Given task – Every line from the start of the records through the line with "const timeErr = 0.8;" is to be written out exactly; pictures are not.

Some records
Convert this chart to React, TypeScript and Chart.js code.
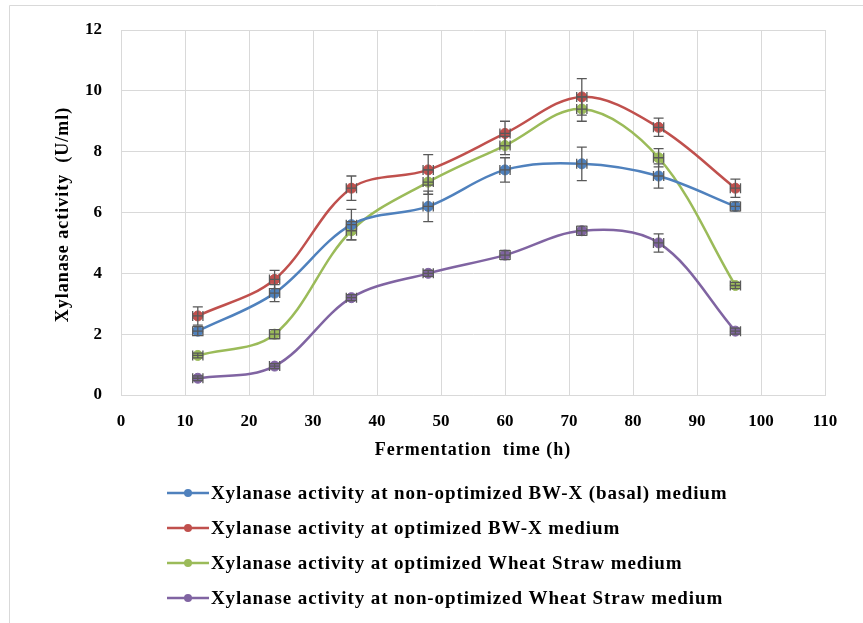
import { useEffect, useRef } from "react";
import { Chart, registerables } from "chart.js";

Chart.register(...registerables);

// ---- data ----
const timeHours = [12, 24, 36, 48, 60, 72, 84, 96];

const basalBWX = [2.1, 3.35, 5.6, 6.2, 7.4, 7.6, 7.2, 6.2];
const basalBWXErr = [0.15, 0.28, 0.5, 0.5, 0.4, 0.55, 0.4, 0.15];

const optimizedBWX = [2.6, 3.8, 6.8, 7.4, 8.6, 9.8, 8.8, 6.8];
const optimizedBWXErr = [0.3, 0.3, 0.4, 0.5, 0.4, 0.6, 0.3, 0.3];

const optimizedWheat = [1.3, 2.0, 5.4, 7.0, 8.2, 9.4, 7.8, 3.6];
const optimizedWheatErr = [0.08, 0.15, 0.3, 0.4, 0.3, 0.4, 0.3, 0.1];

const nonOptimizedWheat = [0.55, 0.95, 3.2, 4.0, 4.6, 5.4, 5.0, 2.1];
const nonOptimizedWheatErr = [0.08, 0.08, 0.1, 0.1, 0.15, 0.15, 0.3, 0.1];

const timeErr = 0.8;

const seriesLabels = [
  "Xylanase activity at non-optimized BW-X (basal) medium",
  "Xylanase activity at optimized BW-X medium",
  "Xylanase activity at optimized Wheat Straw medium",
  "Xylanase activity at non-optimized Wheat Straw medium",
];
const seriesValues = [basalBWX, optimizedBWX, optimizedWheat, nonOptimizedWheat];
const seriesErrors = [basalBWXErr, optimizedBWXErr, optimizedWheatErr, nonOptimizedWheatErr];
const seriesColors = ["#4F81BD", "#C0504D", "#9BBB59", "#8064A2"];

const xAxisTitle = "Fermentation  time (h)";
const yAxisTitle = "Xylanase activity  (U/ml)";
const xMin = 0, xMax = 110, xStep = 10;
const yMin = 0, yMax = 12, yStep = 2;

const FONT = "'Liberation Serif', 'Times New Roman', serif";
const GRID = "#d9d9d9";

const framePlugin = {
  id: "frame",
  beforeDraw(chart: any) {
    const c = chart.ctx;
    c.save();
    c.fillStyle = "#ffffff";
    c.fillRect(0, 0, chart.width, chart.height);
    c.strokeStyle = GRID;
    c.lineWidth = 1;
    c.beginPath();
    c.moveTo(9.5, chart.height);
    c.lineTo(9.5, 5.5);
    c.lineTo(chart.width, 5.5);
    c.stroke();
    c.restore();
  },
};

const errorBarPlugin = {
  id: "errorBars",
  afterDatasetsDraw(chart: any) {
    const c = chart.ctx;
    const xs = chart.scales.x;
    const ys = chart.scales.y;
    c.save();
    c.strokeStyle = "#595959";
    c.lineWidth = 1.3;
    seriesErrors.forEach((errs, si) => {
      const vals = seriesValues[si];
      timeHours.forEach((t, i) => {
        const px = xs.getPixelForValue(t);
        const py = ys.getPixelForValue(vals[i]);
        const top = ys.getPixelForValue(vals[i] + errs[i]);
        const bot = ys.getPixelForValue(vals[i] - errs[i]);
        const l = xs.getPixelForValue(t - timeErr);
        const r = xs.getPixelForValue(t + timeErr);
        c.beginPath();
        c.moveTo(px, top);
        c.lineTo(px, bot);
        c.moveTo(px - 5, top);
        c.lineTo(px + 5, top);
        c.moveTo(px - 5, bot);
        c.lineTo(px + 5, bot);
        c.moveTo(l, py);
        c.lineTo(r, py);
        c.moveTo(l, py - 5);
        c.lineTo(l, py + 5);
        c.moveTo(r, py - 5);
        c.lineTo(r, py + 5);
        c.stroke();
      });
    });
    c.restore();
  },
};

const titlesAndLegendPlugin = {
  id: "titlesAndLegend",
  afterDraw(chart: any) {
    const c = chart.ctx;
    const area = chart.chartArea;
    c.save();
    c.fillStyle = "#000000";
    c.font = `bold 18px ${FONT}`;
    c.textAlign = "center";
    c.textBaseline = "middle";
    (c as any).letterSpacing = "1px";
    // x-axis title
    c.fillText(xAxisTitle, (area.left + area.right) / 2, 450);
    // y-axis title
    c.save();
    c.translate(63, (area.top + area.bottom) / 2 + 2);
    c.rotate(-Math.PI / 2);
    c.fillText(yAxisTitle, 0, 0);
    c.restore();

    // legend
    chart.data.datasets.forEach((ds: any, i: number) => {
      const y = 493 + i * 35;
      c.strokeStyle = ds.borderColor;
      c.lineWidth = 2.5;
      c.beginPath();
      c.moveTo(167, y);
      c.lineTo(209, y);
      c.stroke();
      c.fillStyle = ds.borderColor;
      c.beginPath();
      c.arc(188, y, 4, 0, Math.PI * 2);
      c.fill();
      c.fillStyle = "#000000";
      c.font = `bold 19px ${FONT}`;
      (c as any).letterSpacing = "0.9px";
      c.textBaseline = "middle";
      c.textAlign = "left";
      c.fillText(ds.label, 211, y + 1);
    });
    c.restore();
  },
};

export default function App() {
  const canvasRef = useRef<HTMLCanvasElement>(null);

  useEffect(() => {
    const canvas = canvasRef.current;
    if (!canvas) return;
    const chart = new Chart(canvas, {
      type: "line",
      data: {
        datasets: seriesLabels.map((label, si) => ({
          label,
          data: timeHours.map((t, i) => ({ x: t, y: seriesValues[si][i] })),
          borderColor: seriesColors[si],
          backgroundColor: seriesColors[si],
          pointBackgroundColor: seriesColors[si],
          pointBorderColor: seriesColors[si],
          pointRadius: 5,
          pointBorderWidth: 1,
          borderWidth: 2.5,
          tension: 0.35,
          fill: false,
        })),
      },
      options: {
        animation: false,
        responsive: false,
        devicePixelRatio: 1,
        layout: { padding: { top: 30, right: 38, bottom: 158, left: 0 } },
        plugins: {
          legend: { display: false },
          tooltip: { enabled: false },
        },
        scales: {
          x: {
            type: "linear",
            min: xMin,
            max: xMax,
            ticks: {
              stepSize: xStep,
              color: "#000000",
              font: { family: FONT, size: 17, weight: "bold" },
              padding: 16,
              maxRotation: 0,
            },
            grid: { color: GRID, drawTicks: false },
            border: { color: GRID },
            title: { display: false },
            afterFit(scale: any) {
              scale.height = 70;
            },
          },
          y: {
            type: "linear",
            min: yMin,
            max: yMax,
            ticks: {
              stepSize: yStep,
              color: "#000000",
              font: { family: FONT, size: 17, weight: "bold" },
              padding: 19,
            },
            grid: { color: GRID, drawTicks: false },
            border: { color: GRID },
            title: { display: false },
            afterFit(scale: any) {
              scale.width = 121;
            },
          },
        },
      },
      plugins: [framePlugin, errorBarPlugin, titlesAndLegendPlugin],
    });
    return () => chart.destroy();
  }, []);

  return (
    <div style={{ position: "absolute", left: 0, top: 0, width: 863, height: 623, background: "#ffffff" }}>
      <canvas ref={canvasRef} width={863} height={623} style={{ display: "block", width: 863, height: 623 }} />
    </div>
  );
}
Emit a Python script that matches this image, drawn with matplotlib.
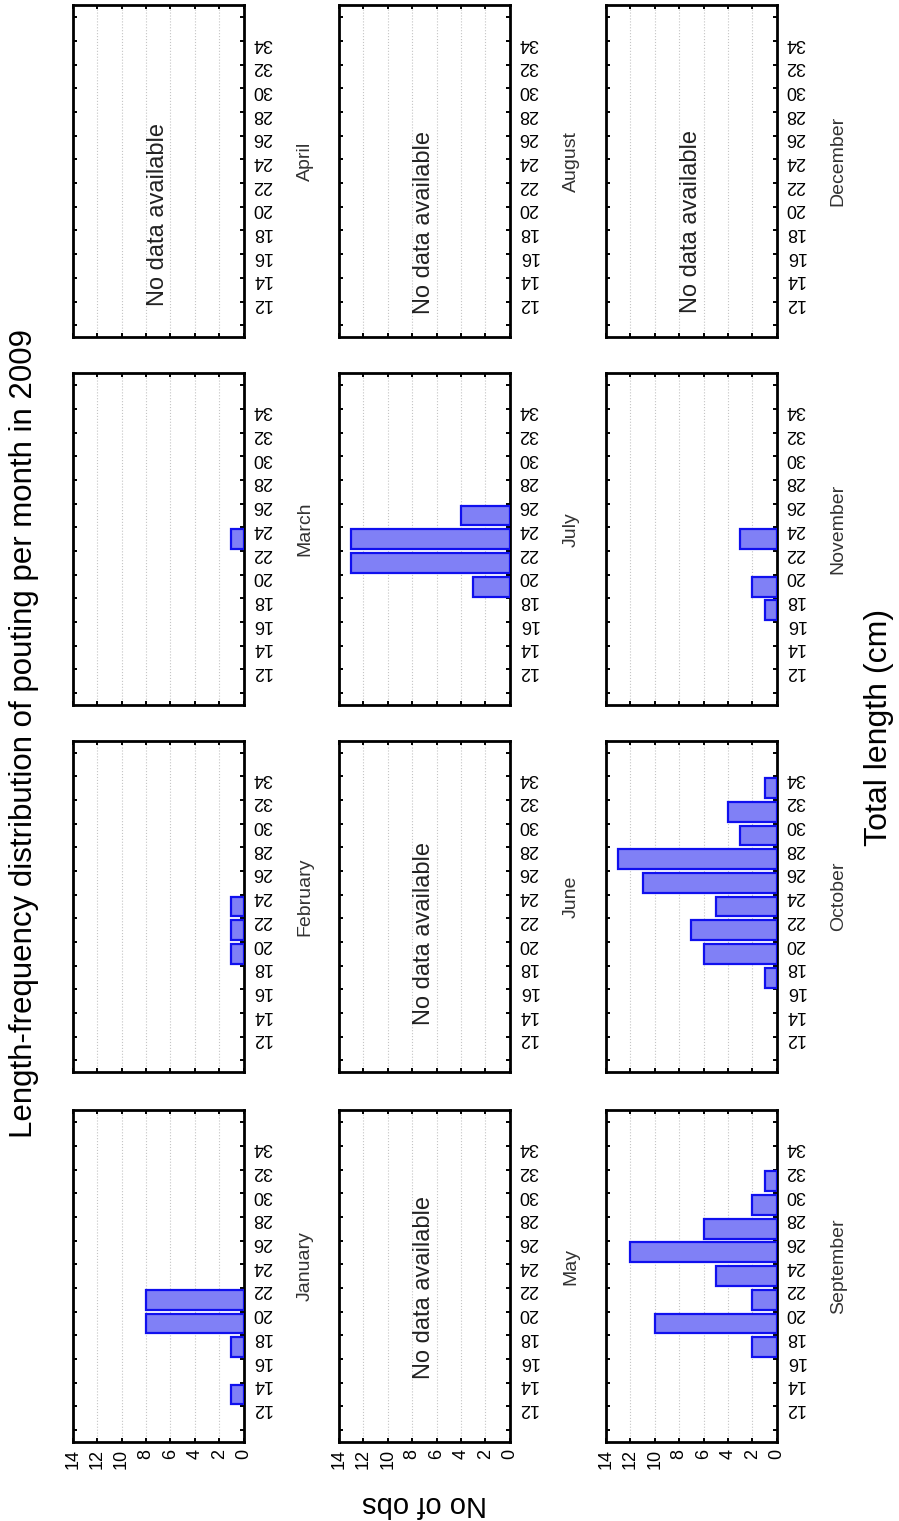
import numpy as np
import matplotlib
matplotlib.use("Agg")
import matplotlib.pyplot as plt

plt.rcParams['font.family'] = ['Liberation Sans', 'DejaVu Sans']

# length classes (lower edge of each 2 cm bin)
bin_lower = [12, 14, 16, 18, 20, 22, 24, 26, 28, 30, 32]

months = ['January', 'February', 'March', 'April',
          'May', 'June', 'July', 'August',
          'September', 'October', 'November', 'December']

# number of fish per length class, None = no sampling that month
jan = [1, 0, 1, 8, 8, 0, 0, 0, 0, 0, 0]
feb = [0, 0, 0, 1, 1, 1, 0, 0, 0, 0, 0]
mar = [0, 0, 0, 0, 0, 1, 0, 0, 0, 0, 0]
apr = None
may = None
jun = None
jul = [0, 0, 0, 3, 13, 13, 4, 0, 0, 0, 0]
aug = None
sep = [0, 0, 2, 10, 2, 5, 12, 6, 2, 1, 0]
octo = [0, 0, 1, 6, 7, 5, 11, 13, 3, 4, 1]
nov = [0, 0, 1, 2, 0, 3, 0, 0, 0, 0, 0]
dec = None

counts = [jan, feb, mar, apr, may, jun, jul, aug, sep, octo, nov, dec]

# where the "No data available" note sits (axes fraction, along length axis)
nodata_y = {'April': 0.37, 'May': 0.467, 'June': 0.42,
            'August': 0.345, 'December': 0.35}

fig = plt.figure(figsize=(8.99, 15.21), dpi=100)

col_left = [0.081, 0.377, 0.674]
row_bottom = [0.052, 0.295, 0.5365, 0.7784]
w, h = 0.190, 0.218

length_ticks = np.arange(10, 38, 2)
length_labels = ['' if t in (10, 36) else str(t) for t in length_ticks]

for i, (month, c) in enumerate(zip(months, counts)):
    col, row = i // 4, i % 4
    ax = fig.add_axes([col_left[col], row_bottom[row], w, h])

    if c is not None:
        # only the non-empty length classes get a bar
        centers = [b + 1 for b, n in zip(bin_lower, c) if n > 0]
        values = [n for n in c if n > 0]
        ax.barh(centers, values, height=1.68, color='#8080f6',
                edgecolor='#1010ee', linewidth=1.6, zorder=3)
    else:
        ax.text(0.5, nodata_y[month], 'No data available', rotation=90,
                transform=ax.transAxes, ha='center', va='center',
                fontsize=17, color='#222222')

    ax.set_xlim(14, 0)
    ax.set_ylim(9, 37)
    ax.set_xticks(np.arange(0, 16, 2))
    ax.set_yticks(length_ticks)
    ax.set_yticklabels(length_labels)
    ax.grid(axis='x', linestyle=':', color='#c4c4c4', linewidth=0.8, zorder=0)

    ax.tick_params(axis='both', direction='in', length=3, width=1.4,
                   top=True, bottom=True, left=True, right=True, labelsize=13)
    ax.tick_params(axis='y', labelleft=False, labelright=True,
                   labelrotation=180, pad=6)
    ax.tick_params(axis='x', labelrotation=90, pad=5, labelbottom=(row == 0))

    for s in ax.spines.values():
        s.set_linewidth(2)

    ax.text(1.36, 0.53, month, rotation=90, transform=ax.transAxes,
            ha='center', va='center', fontsize=14, color='#333333')

fig.text(0.027, 0.518, 'Length-frequency distribution of pouting per month in 2009',
         rotation=90, ha='center', va='center', fontsize=22.5)
fig.text(0.978, 0.5215, 'Total length (cm)', rotation=90,
         ha='center', va='center', fontsize=23)
fig.text(0.472, 0.011, 'No of obs', rotation=180,
         ha='center', va='center', fontsize=21)

fig.savefig('out.png', dpi=100)
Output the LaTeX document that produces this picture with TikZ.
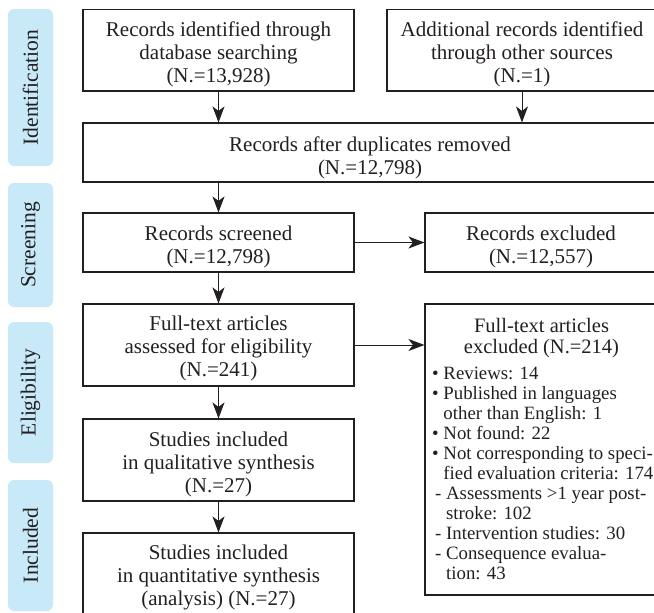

Written solution –
Convert this chart to React, TypeScript and Chart.js code.
import { useEffect, useRef } from "react";
import { Chart, registerables } from "chart.js";

Chart.register(...registerables);

// ---- data ----
const timeHours = [12, 24, 36, 48, 60, 72, 84, 96];

const basalBWX = [2.1, 3.35, 5.6, 6.2, 7.4, 7.6, 7.2, 6.2];
const basalBWXErr = [0.15, 0.28, 0.5, 0.5, 0.4, 0.55, 0.4, 0.15];

const optimizedBWX = [2.6, 3.8, 6.8, 7.4, 8.6, 9.8, 8.8, 6.8];
const optimizedBWXErr = [0.3, 0.3, 0.4, 0.5, 0.4, 0.6, 0.3, 0.3];

const optimizedWheat = [1.3, 2.0, 5.4, 7.0, 8.2, 9.4, 7.8, 3.6];
const optimizedWheatErr = [0.08, 0.15, 0.3, 0.4, 0.3, 0.4, 0.3, 0.1];

const nonOptimizedWheat = [0.55, 0.95, 3.2, 4.0, 4.6, 5.4, 5.0, 2.1];
const nonOptimizedWheatErr = [0.08, 0.08, 0.1, 0.1, 0.15, 0.15, 0.3, 0.1];

const timeErr = 0.8;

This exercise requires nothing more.